Transcribe the listing verbatim. Do not carry over any pictures.

**Information provided:**

+ + +

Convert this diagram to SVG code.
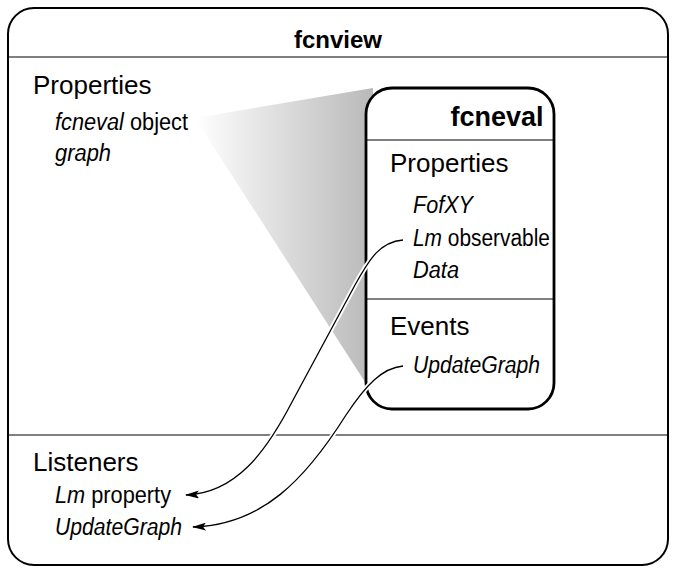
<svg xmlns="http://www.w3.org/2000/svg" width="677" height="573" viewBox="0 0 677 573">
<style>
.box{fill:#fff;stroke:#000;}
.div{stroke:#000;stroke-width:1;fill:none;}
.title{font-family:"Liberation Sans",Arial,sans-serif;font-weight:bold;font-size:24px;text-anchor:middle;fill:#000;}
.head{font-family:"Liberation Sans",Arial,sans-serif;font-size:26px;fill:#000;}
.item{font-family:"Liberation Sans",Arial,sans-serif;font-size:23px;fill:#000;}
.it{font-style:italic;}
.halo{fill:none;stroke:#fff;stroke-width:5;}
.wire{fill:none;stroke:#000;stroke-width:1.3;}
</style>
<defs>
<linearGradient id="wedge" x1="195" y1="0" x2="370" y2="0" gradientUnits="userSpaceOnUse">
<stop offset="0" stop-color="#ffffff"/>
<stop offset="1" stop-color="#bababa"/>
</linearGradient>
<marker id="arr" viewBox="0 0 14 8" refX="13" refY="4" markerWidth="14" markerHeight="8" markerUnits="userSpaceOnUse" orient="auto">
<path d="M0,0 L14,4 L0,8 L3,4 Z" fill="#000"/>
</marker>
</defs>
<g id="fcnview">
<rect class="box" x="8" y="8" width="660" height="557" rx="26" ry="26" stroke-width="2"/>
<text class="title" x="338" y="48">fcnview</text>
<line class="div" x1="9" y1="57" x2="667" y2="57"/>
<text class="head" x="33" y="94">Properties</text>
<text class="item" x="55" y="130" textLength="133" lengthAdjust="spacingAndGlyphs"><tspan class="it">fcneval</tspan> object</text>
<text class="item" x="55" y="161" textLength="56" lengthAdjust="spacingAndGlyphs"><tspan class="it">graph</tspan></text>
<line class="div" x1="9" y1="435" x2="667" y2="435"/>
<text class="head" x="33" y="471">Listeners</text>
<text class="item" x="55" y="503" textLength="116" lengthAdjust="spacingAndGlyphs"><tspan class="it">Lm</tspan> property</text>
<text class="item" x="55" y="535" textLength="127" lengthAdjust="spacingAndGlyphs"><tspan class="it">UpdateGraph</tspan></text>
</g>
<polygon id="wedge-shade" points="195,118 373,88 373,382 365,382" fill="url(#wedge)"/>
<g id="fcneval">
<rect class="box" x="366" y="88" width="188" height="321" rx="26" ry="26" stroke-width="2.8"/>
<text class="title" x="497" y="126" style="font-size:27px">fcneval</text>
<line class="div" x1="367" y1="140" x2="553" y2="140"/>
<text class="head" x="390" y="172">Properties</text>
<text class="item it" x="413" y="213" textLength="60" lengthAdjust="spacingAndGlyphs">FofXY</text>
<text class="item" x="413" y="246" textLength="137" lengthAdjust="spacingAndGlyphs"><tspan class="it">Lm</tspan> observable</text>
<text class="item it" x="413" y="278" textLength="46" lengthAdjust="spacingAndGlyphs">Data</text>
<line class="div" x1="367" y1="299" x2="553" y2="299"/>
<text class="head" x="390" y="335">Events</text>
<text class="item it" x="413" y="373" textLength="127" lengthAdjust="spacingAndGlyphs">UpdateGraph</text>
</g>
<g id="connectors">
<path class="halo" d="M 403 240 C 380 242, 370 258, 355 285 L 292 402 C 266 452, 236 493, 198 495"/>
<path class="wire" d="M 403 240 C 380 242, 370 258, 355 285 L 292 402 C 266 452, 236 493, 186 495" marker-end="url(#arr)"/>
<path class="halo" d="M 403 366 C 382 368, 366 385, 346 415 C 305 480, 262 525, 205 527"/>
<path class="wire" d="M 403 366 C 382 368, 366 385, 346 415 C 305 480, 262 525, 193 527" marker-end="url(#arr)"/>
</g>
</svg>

+ + +

**Task answer:**
Convert this diagram to SVG code.
<svg xmlns="http://www.w3.org/2000/svg" width="677" height="573" viewBox="0 0 677 573">
<style>
.box{fill:#fff;stroke:#000;}
.div{stroke:#000;stroke-width:1;fill:none;}
.title{font-family:"Liberation Sans",Arial,sans-serif;font-weight:bold;font-size:24px;text-anchor:middle;fill:#000;}
.head{font-family:"Liberation Sans",Arial,sans-serif;font-size:26px;fill:#000;}
.item{font-family:"Liberation Sans",Arial,sans-serif;font-size:23px;fill:#000;}
.it{font-style:italic;}
.halo{fill:none;stroke:#fff;stroke-width:5;}
.wire{fill:none;stroke:#000;stroke-width:1.3;}
</style>
<defs>
<linearGradient id="wedge" x1="195" y1="0" x2="370" y2="0" gradientUnits="userSpaceOnUse">
<stop offset="0" stop-color="#ffffff"/>
<stop offset="1" stop-color="#bababa"/>
</linearGradient>
<marker id="arr" viewBox="0 0 14 8" refX="13" refY="4" markerWidth="14" markerHeight="8" markerUnits="userSpaceOnUse" orient="auto">
<path d="M0,0 L14,4 L0,8 L3,4 Z" fill="#000"/>
</marker>
</defs>
<g id="fcnview">
<rect class="box" x="8" y="8" width="660" height="557" rx="26" ry="26" stroke-width="2"/>
<text class="title" x="338" y="48">fcnview</text>
<line class="div" x1="9" y1="57" x2="667" y2="57"/>
<text class="head" x="33" y="94">Properties</text>
<text class="item" x="55" y="130" textLength="133" lengthAdjust="spacingAndGlyphs"><tspan class="it">fcneval</tspan> object</text>
<text class="item" x="55" y="161" textLength="56" lengthAdjust="spacingAndGlyphs"><tspan class="it">graph</tspan></text>
<line class="div" x1="9" y1="435" x2="667" y2="435"/>
<text class="head" x="33" y="471">Listeners</text>
<text class="item" x="55" y="503" textLength="116" lengthAdjust="spacingAndGlyphs"><tspan class="it">Lm</tspan> property</text>
<text class="item" x="55" y="535" textLength="127" lengthAdjust="spacingAndGlyphs"><tspan class="it">UpdateGraph</tspan></text>
</g>
<polygon id="wedge-shade" points="195,118 373,88 373,382 365,382" fill="url(#wedge)"/>
<g id="fcneval">
<rect class="box" x="366" y="88" width="188" height="321" rx="26" ry="26" stroke-width="2.8"/>
<text class="title" x="497" y="126" style="font-size:27px">fcneval</text>
<line class="div" x1="367" y1="140" x2="553" y2="140"/>
<text class="head" x="390" y="172">Properties</text>
<text class="item it" x="413" y="213" textLength="60" lengthAdjust="spacingAndGlyphs">FofXY</text>
<text class="item" x="413" y="246" textLength="137" lengthAdjust="spacingAndGlyphs"><tspan class="it">Lm</tspan> observable</text>
<text class="item it" x="413" y="278" textLength="46" lengthAdjust="spacingAndGlyphs">Data</text>
<line class="div" x1="367" y1="299" x2="553" y2="299"/>
<text class="head" x="390" y="335">Events</text>
<text class="item it" x="413" y="373" textLength="127" lengthAdjust="spacingAndGlyphs">UpdateGraph</text>
</g>
<g id="connectors">
<path class="halo" d="M 403 240 C 380 242, 370 258, 355 285 L 292 402 C 266 452, 236 493, 198 495"/>
<path class="wire" d="M 403 240 C 380 242, 370 258, 355 285 L 292 402 C 266 452, 236 493, 186 495" marker-end="url(#arr)"/>
<path class="halo" d="M 403 366 C 382 368, 366 385, 346 415 C 305 480, 262 525, 205 527"/>
<path class="wire" d="M 403 366 C 382 368, 366 385, 346 415 C 305 480, 262 525, 193 527" marker-end="url(#arr)"/>
</g>
</svg>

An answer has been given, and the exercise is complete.